• [Material shown]:
▬▬▬▬▬▬▬▬▬▬

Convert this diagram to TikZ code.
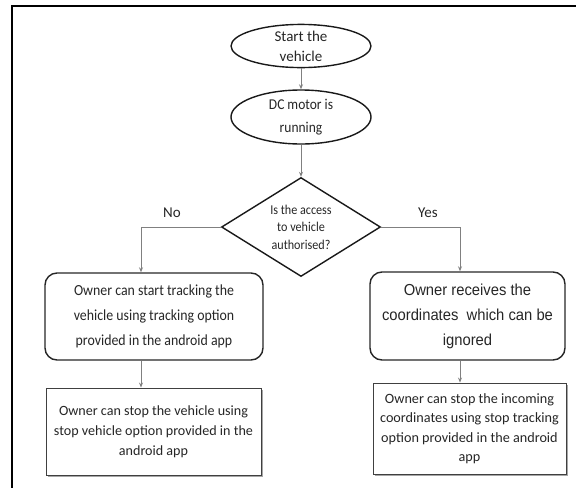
\documentclass[tikz,border=0pt]{standalone}
\usepackage{fontspec}
\setmainfont{Carlito}
\newfontfamily\narrowfont[FakeStretch=0.9]{Carlito}
\newfontfamily\arialfont[FakeStretch=0.93]{Liberation Sans}
\usetikzlibrary{shapes.geometric,arrows.meta,shadows}
\begin{document}
\begin{tikzpicture}[x=1pt,y=-1pt,
  every node/.style={inner sep=0pt, text=black!85, align=center},
  terminal/.style={ellipse, draw=black!90, line width=1.4pt, minimum width=140pt},
  decision/.style={diamond, draw=black!90, line width=1.4pt, aspect=1.6,
    minimum width=159pt, minimum height=99pt},
  actionbox/.style={rectangle, rounded corners=12pt, draw=black!85, line width=1.4pt},
  stopbox/.style={rectangle, draw=black!75, line width=0.9pt, fill=white,
    drop shadow={shadow xshift=1.5pt, shadow yshift=-1.5pt, fill=black!35, opacity=1}},
  flow/.style={draw=black!50, line width=0.8pt, -{Stealth[length=5pt,width=4pt]}},
  branch/.style={font=\fontsize{15}{18}\selectfont},
]
\useasboundingbox (0,0) rectangle (576,488);

% page frame (top and left rules)
\draw[line width=2pt, black] (576,5.7) -- (12.3,5.7) -- (12.3,488);

% start / running states
\node[terminal, minimum height=42pt, font=\fontsize{15}{20}\selectfont]
  (start) at (301,46) {Start the\\vehicle};
\node[terminal, minimum height=54pt, font=\narrowfont\fontsize{15}{23}\selectfont]
  (motor) at (301,117) {DC motor is\\running};

% access check
\node[decision, font=\narrowfont\fontsize{13.5}{17.5}\selectfont]
  (check) at (301,227) {Is the access\\to vehicle\\authorised?};

% branch columns
\coordinate (nox) at (141,0);
\coordinate (yesx) at (460,0);

% actions
\node[actionbox, minimum width=218pt, minimum height=87pt, font=\narrowfont\fontsize{15.4}{25}\selectfont]
  (track) at (154,316.5) {Owner can start tracking the\\vehicle using tracking option\\provided in the android app};
\node[actionbox, minimum width=195pt, minimum height=88pt, font=\arialfont\fontsize{15.9}{25}\selectfont]
  (recv) at (467.5,316) {Owner receives the\\coordinates\ \ which can be\\ignored};
\node[stopbox, minimum width=215pt, minimum height=87pt, font=\fontsize{14.1}{20}\selectfont]
  (stopveh) at (153.5,431.5) {Owner can stop the vehicle using\\stop vehicle option provided in the\\android app};
\node[stopbox, minimum width=193pt, minimum height=91pt, font=\fontsize{14.2}{19.5}\selectfont]
  (stoptrk) at (469.5,428.5) {Owner can stop the incoming\\coordinates using stop tracking\\option provided in the android\\app};

% branch labels
\node[branch] (no) at (172,213) {No};
\node[branch] (yes) at (428,213) {Yes};

% connectors
\draw[flow] (start.south) -- (motor.north);
\draw[flow] (motor.south) -- (check.north);
\draw[flow] (check.west) -| (nox |- track.north);
\draw[flow] (check.east) -| (yesx |- recv.north);
\draw[flow] (nox |- track.south) -- (nox |- stopveh.north);
\draw[flow] (yesx |- recv.south) -- (yesx |- stoptrk.north);
\end{tikzpicture}
\end{document}
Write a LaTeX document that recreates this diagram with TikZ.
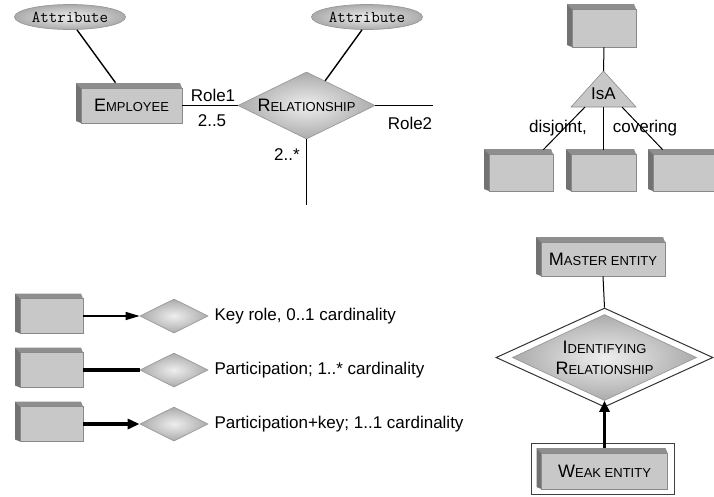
\documentclass[tikz,border=0pt]{standalone}
\usepackage{fontspec}
\setmainfont{Liberation Sans}
\usetikzlibrary{shapes.geometric,arrows.meta}

\definecolor{face}{HTML}{C8C8C8}
\definecolor{facedraw}{HTML}{8A8A8A}
\definecolor{sidetop}{HTML}{8E8E8E}
\definecolor{sideleft}{HTML}{727272}
\definecolor{rhomblight}{HTML}{EEEEEE}
\definecolor{rhombdark}{HTML}{ABABAB}
\definecolor{rimgray}{HTML}{999999}

% label text and fake small capitals
\newcommand\lblfont{\fontsize{17}{20}\selectfont}
\newcommand\smallcaps[2]{{\fontsize{18}{21}\selectfont #1}{\fontsize{13}{21}\selectfont #2}}

% entity box with a raised 3D edge on top and left
% #1 name, #2 cx, #3 cy, #4 width, #5 height, #6 text
\newcommand\solidbox[6]{%
  \pgfmathsetmacro\eBL{#2-#4/2}%
  \pgfmathsetmacro\eBR{#2+#4/2}%
  \pgfmathsetmacro\eBT{#3-#5/2}%
  \pgfmathsetmacro\eBB{#3+#5/2}%
  \fill[sidetop] ({\eBL-5},{\eBT-5}) -- ({\eBR-2},{\eBT-5}) -- (\eBR,\eBT) -- (\eBL,\eBT) -- cycle;
  \fill[sideleft] ({\eBL-5},{\eBT-5}) -- (\eBL,\eBT) -- (\eBL,\eBB) -- ({\eBL-5},{\eBB-2}) -- cycle;
  \node[entity, minimum width=#4pt, minimum height=#5pt] (#1) at (#2,#3) {#6};
}

\tikzset{
  conn/.style={line width=1.4pt, black},
  thinconn/.style={line width=1pt, black},
  heavy/.style={line width=3.8pt, black},
  entity/.style={draw=facedraw, line width=0.6pt, fill=face, inner sep=0pt},
  attr/.style={ellipse, draw=rimgray, line width=0.7pt, inner sep=0pt,
    minimum width=111pt, minimum height=25pt,
    inner color=rhomblight, outer color=rhombdark,
    font=\ttfamily\fontsize{16.5}{18}\selectfont},
  rel/.style={diamond, aspect=2.05, inner sep=0pt, draw=rimgray, line width=0.7pt,
    inner color=rhomblight, outer color=rhombdark},
  isashape/.style={fill=face, draw=facedraw, line width=0.6pt},
}

\begin{document}
\begin{tikzpicture}[x=1pt, y=-1pt, every node/.style={font=\lblfont}]
\clip (0,0) rectangle (714,496);
\fill[white] (0,0) rectangle (714,496);

% ---------- entity / relationship with attributes ----------
\node[attr] (a1) at (70,17) {Attribute};
\node[attr] (a2) at (367,17) {Attribute};
\solidbox{emp}{131.5}{105.5}{101}{35}{\smallcaps{E}{MPLOYEE}}
\node[rel, minimum width=137pt, minimum height=67pt] (rel) at (306.5,105.5) {\smallcaps{R}{ELATIONSHIP}};
\coordinate (r2end) at (433,105.5);
\coordinate (r3end) at (306.5,205);

\draw[conn] ([xshift=7pt]a1.south) -- ([xshift=-16pt,yshift=5pt]emp.north);
\draw[conn] ([xshift=-5pt]a2.south) -- (rel.53);
\draw[conn] (emp.east) -- (rel.west);
\draw[conn] (rel.east) -- (r2end);
\draw[conn] (rel.south) -- (r3end);

\node (role1) at (213,95) {Role1};
\node (card1) at (212,121) {2..5};
\node (role2) at (410,123) {Role2};
\node (card3) at (287,155) {2..*};

% ---------- generalisation ----------
\solidbox{sup}{604}{28}{64}{38}{}
\coordinate (isatop) at (603.5,71);
\coordinate (isabl) at (571,107);
\coordinate (isabr) at (636,107);
\coordinate (isaL) at (585,107);
\coordinate (isaM) at (603.5,107);
\coordinate (isaR) at (622,107);
\draw[isashape] (isatop) -- (isabr) -- (isabl) -- cycle;
\node (isa) at (603.5,94) {IsA};
\solidbox{subA}{521}{172.5}{64}{37}{}
\solidbox{subB}{603.5}{172.5}{65}{37}{}
\solidbox{subC}{685}{172.5}{64}{37}{}

\draw[thinconn] (sup.south) -- (isatop);
\draw[thinconn] (isaL) -- ([xshift=-10pt,yshift=4pt]subA.north east);
\draw[thinconn] (isaM) -- ([yshift=4pt]subB.north);
\draw[thinconn] (isaR) -- ([xshift=10pt,yshift=4pt]subC.north west);
\node (disj) at (558,128) {disjoint,};
\node (cover) at (645,128) {covering};

% ---------- role notations ----------
\solidbox{k1}{51.5}{316}{63}{35}{}
\node[rel, minimum width=68pt, minimum height=34pt] (d1) at (174,316) {};
\node[anchor=west] (t1) at (211,316) {Key role, 0..1 cardinality};
\draw[conn, -{Triangle[length=14pt,width=8pt]}] (k1.east) -- (d1.west);

\solidbox{k2}{51.5}{370}{63}{35}{}
\node[rel, minimum width=68pt, minimum height=34pt] (d2) at (174,370) {};
\node[anchor=west] (t2) at (211,370) {Participation; 1..* cardinality};
\draw[heavy] (k2.east) -- (d2.west);

\solidbox{k3}{51.5}{424}{63}{35}{}
\node[rel, minimum width=68pt, minimum height=34pt] (d3) at (174,424) {};
\node[anchor=west] (t3) at (211,424) {Participation+key; 1..1 cardinality};
\draw[heavy, -{Triangle[length=12pt,width=10pt]}] (k3.east) -- (d3.west);

% ---------- weak entity ----------
\solidbox{master}{603}{259}{124}{34}{\smallcaps{M}{ASTER ENTITY}}
\node[diamond, draw=black!80, line width=1pt, fill=white, inner sep=0pt,
      minimum width=217pt, minimum height=99pt] (idrout) at (604.5,357.5) {};
\node[rel, minimum width=184pt, minimum height=86pt, align=center,
      font=\fontsize{18}{21}\selectfont] (idr) at (604.5,357.5)
      {\smallcaps{I}{DENTIFYING}\\\smallcaps{R}{ELATIONSHIP}};
\draw[thinconn] (master.south) -- (idrout.north);

\node[draw=black!75, line width=0.8pt, minimum width=143pt, minimum height=51pt] (wkframe) at (602.5,468.5) {};
\solidbox{wk}{604.5}{471}{126}{36}{\smallcaps{W}{EAK ENTITY}}
\draw[heavy, -{Triangle[length=11pt,width=10pt]}] ([yshift=5pt]wk.north) -- (idr.south);
\end{tikzpicture}
\end{document}
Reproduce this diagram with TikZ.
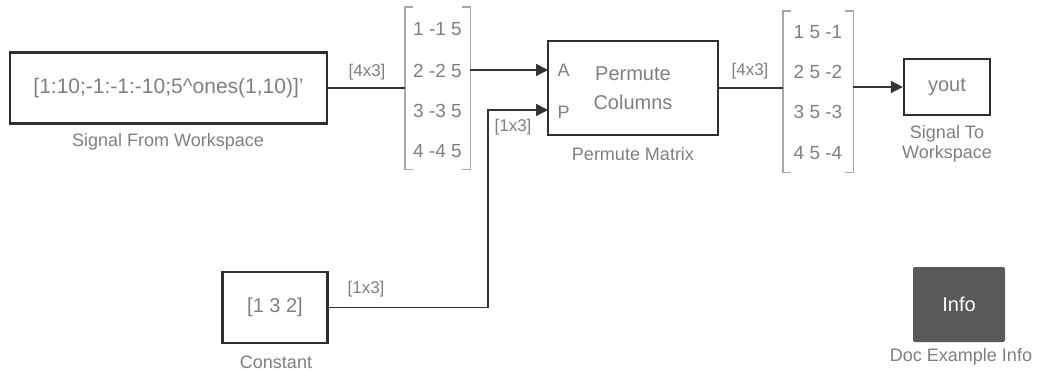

▬▬▬▬▬▬▬▬▬▬

• [Work to do]: Only lines holding the string "diagram" are wanted; gather each one from the entries above.

• [Expected answer]:
Convert this diagram to TikZ code.
Write a LaTeX document that recreates this diagram with TikZ.
Reproduce this diagram with TikZ.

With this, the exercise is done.